“This is a critical time for moisture for the soybeans and also the corn.”Chad Willis, Willmar farmer
Minnesota corn and soybean crops are still behind schedule for this time of year, leaving some farmers worried that developing plants would be susceptible to damage if there is an early frost this fall.
Only 27 percent of the corn crop has reached the stage where kernels are filling with nutrients - far less than the 47 percent healthy corn crop that is normal for this time of year, according to the latest crop report from the U.S. Department of Agriculture.
That means the crops could be at risk if an unusually early freeze occurs in mid-September.
Crops playing catch-up
After a so-called spring that saw heavy snow in some fields as late as May, crops around the state have struggled all summer to catch up. A streak of rainy weather also delayed planting. A run of cool weather in July and early August also hurt development.
The warmer weather forecast for the next week, including some 90 degree temperatures, should speed crop maturity, and lessen the risk of damage from a frost a little.
But the heat is not totally beneficial, because it could lead to drier than optimal soil conditions, said Chad Willis, who farms near Willmar in central Minnesota.
"We could use a shot of rain too," Willis said. "This is a critical time for moisture for the soybeans and also the corn."
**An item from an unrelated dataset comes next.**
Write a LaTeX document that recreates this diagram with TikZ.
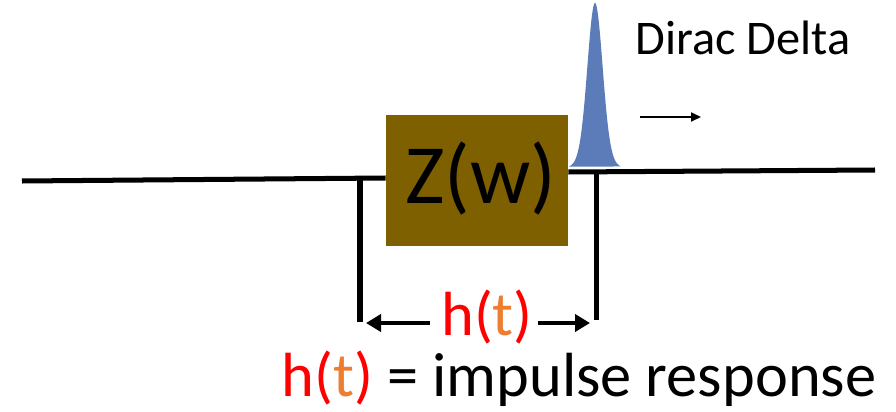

Although nothing like last year's drought, dry conditions are taking hold again in parts of Minnesota. The latest drought monitor map shows abnormally dry conditions stretching across southwest and central parts of the state. Northwest Minnesota also needs rain. And it's not just Minnesota. Dry conditions are increasing across much of the western corn belt, including Nebraska, Iowa and Illinois.
“If the temperatures remain warm, the crop could catch back up within a few days of where it should be.”Jeff Coulter, University of Minnesota agronomist
The moisture deficit is pushing up crop prices because traders are worried it will reduce the number of bushels harvested this fall, said Scott Strand a commodity advisor for Northstar Commodity in Minneapolis.
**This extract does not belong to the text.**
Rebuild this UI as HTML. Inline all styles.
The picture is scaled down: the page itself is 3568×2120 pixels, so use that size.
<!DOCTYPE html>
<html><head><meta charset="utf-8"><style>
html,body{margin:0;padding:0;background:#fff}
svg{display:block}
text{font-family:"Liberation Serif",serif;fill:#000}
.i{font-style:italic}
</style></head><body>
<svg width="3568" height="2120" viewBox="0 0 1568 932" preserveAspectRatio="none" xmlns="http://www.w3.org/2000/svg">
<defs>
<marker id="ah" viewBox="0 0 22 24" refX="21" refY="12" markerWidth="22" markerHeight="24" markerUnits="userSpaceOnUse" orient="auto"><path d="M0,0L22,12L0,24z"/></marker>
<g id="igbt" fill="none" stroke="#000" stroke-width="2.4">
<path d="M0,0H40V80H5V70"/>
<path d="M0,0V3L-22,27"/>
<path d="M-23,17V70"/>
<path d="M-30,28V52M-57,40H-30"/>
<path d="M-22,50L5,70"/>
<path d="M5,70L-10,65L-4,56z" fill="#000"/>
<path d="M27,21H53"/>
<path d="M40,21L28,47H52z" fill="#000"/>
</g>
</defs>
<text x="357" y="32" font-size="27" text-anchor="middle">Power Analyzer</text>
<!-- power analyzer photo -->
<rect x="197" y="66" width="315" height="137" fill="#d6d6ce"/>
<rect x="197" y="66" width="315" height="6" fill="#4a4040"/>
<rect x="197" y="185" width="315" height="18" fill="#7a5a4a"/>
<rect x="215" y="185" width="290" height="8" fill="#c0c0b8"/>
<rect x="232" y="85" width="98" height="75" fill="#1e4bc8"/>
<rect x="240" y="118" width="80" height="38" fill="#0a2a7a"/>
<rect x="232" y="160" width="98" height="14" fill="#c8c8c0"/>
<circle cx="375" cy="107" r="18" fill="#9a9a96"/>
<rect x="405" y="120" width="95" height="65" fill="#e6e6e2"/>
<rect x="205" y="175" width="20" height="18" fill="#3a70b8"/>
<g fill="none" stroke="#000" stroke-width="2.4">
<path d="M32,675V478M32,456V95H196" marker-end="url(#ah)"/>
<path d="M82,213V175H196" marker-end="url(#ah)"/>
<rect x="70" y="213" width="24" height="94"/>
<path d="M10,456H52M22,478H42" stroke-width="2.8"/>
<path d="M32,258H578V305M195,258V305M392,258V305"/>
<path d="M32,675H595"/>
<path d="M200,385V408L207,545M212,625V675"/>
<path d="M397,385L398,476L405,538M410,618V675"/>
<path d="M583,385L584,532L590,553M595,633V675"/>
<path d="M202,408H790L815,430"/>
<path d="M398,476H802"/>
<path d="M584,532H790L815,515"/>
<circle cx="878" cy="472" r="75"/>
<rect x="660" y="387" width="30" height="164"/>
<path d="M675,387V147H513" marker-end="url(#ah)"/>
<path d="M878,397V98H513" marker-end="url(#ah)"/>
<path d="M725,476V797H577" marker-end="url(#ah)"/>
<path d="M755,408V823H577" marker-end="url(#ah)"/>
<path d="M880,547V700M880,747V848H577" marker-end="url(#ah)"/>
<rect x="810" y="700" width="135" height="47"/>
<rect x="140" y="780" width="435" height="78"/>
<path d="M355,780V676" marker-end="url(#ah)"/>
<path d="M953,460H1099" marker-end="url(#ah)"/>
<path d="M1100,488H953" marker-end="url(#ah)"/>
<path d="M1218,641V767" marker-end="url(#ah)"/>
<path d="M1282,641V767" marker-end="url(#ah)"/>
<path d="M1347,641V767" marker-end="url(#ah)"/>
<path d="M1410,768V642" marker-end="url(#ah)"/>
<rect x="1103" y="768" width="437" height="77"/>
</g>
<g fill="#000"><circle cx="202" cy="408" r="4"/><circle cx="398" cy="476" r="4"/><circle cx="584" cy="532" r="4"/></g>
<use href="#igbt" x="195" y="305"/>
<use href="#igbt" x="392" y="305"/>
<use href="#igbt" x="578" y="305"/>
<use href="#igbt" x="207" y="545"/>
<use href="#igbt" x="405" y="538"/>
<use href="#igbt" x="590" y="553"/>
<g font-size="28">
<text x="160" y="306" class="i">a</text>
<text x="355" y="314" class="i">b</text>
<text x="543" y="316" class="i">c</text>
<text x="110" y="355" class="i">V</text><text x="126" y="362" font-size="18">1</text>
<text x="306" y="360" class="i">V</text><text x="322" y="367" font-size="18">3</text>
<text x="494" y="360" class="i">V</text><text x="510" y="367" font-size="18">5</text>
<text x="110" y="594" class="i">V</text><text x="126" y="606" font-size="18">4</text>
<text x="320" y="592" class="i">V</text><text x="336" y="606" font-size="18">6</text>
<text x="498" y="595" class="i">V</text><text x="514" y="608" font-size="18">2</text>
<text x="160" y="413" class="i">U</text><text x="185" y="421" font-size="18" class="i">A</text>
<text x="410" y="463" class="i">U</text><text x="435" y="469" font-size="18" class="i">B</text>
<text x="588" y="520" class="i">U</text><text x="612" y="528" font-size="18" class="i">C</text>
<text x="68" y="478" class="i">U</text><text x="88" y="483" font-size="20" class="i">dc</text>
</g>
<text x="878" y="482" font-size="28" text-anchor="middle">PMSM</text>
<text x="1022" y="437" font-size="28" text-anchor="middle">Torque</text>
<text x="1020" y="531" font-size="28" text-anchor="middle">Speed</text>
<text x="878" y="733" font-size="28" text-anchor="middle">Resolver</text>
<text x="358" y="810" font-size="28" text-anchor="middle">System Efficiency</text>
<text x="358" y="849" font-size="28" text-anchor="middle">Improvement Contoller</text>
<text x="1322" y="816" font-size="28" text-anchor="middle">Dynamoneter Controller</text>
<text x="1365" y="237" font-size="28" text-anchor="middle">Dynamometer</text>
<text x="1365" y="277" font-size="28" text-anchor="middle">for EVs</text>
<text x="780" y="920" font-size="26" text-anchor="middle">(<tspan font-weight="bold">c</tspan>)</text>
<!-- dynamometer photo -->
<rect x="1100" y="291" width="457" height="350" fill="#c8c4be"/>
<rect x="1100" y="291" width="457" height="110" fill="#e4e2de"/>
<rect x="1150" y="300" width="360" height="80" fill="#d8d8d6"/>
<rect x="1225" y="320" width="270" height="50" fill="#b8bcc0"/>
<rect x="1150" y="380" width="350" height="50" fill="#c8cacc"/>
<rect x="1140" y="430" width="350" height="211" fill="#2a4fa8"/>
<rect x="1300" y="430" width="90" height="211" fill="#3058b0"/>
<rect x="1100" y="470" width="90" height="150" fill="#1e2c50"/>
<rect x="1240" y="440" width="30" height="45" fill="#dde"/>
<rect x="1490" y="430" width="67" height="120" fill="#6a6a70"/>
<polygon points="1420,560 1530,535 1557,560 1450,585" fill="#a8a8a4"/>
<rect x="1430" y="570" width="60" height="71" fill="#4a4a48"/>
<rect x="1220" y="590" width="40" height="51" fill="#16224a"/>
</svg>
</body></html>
As temperature rises, so do crop prices
Both corn and soybean prices moved sharply higher today because of dry weather concerns. Corn rose more than 20 cents a bushel, or about 4 percent.
In Minnesota, the dry weather may do more good than harm because every nice day reduces the risk of significant crop damage should the state experience an early freeze.
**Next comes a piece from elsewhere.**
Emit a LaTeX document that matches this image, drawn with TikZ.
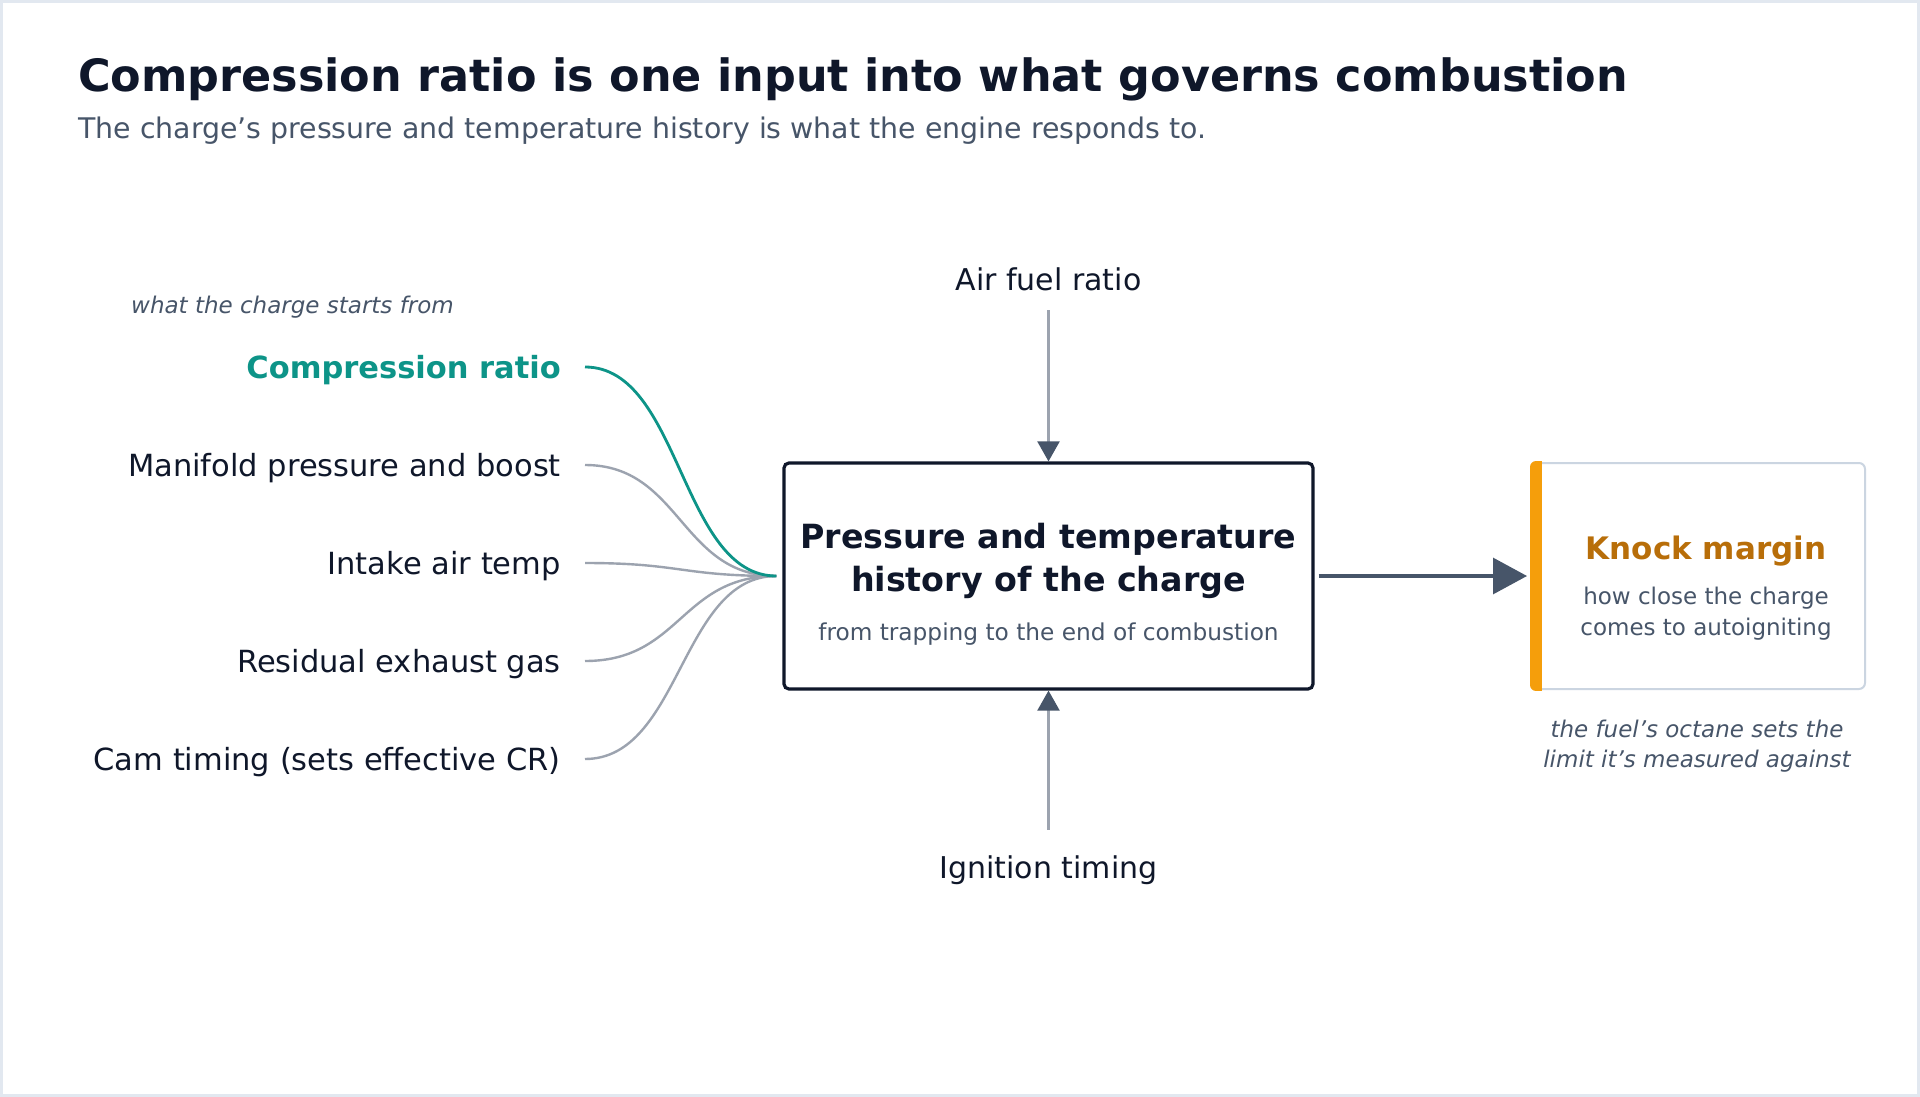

Willis said an early spell of cold weather would cut his corn crop significantly, perhaps by 7 percent or more.
But if cold weather does not arrive until the median first frost date of Oct. 3, Willis said his crops should survive. The corn crop needs another six weeks or more to reach maturity, he said.
University of Minnesota agronomist Jeff Coulter said the state's corn crop is seven to 10 days behind schedule. He said above normal weather into September though would reduce that deficit.
"I would say that if the temperatures remain warm, the crop could catch back up within a few days of where it should be," he said.
That could make much more of the crop safe from damage should freezing temperatures come early.
But the growing dryness is also a concern. Coulter it probably hurts soybeans more than corn. But both crops need late season rains to reach their full potential.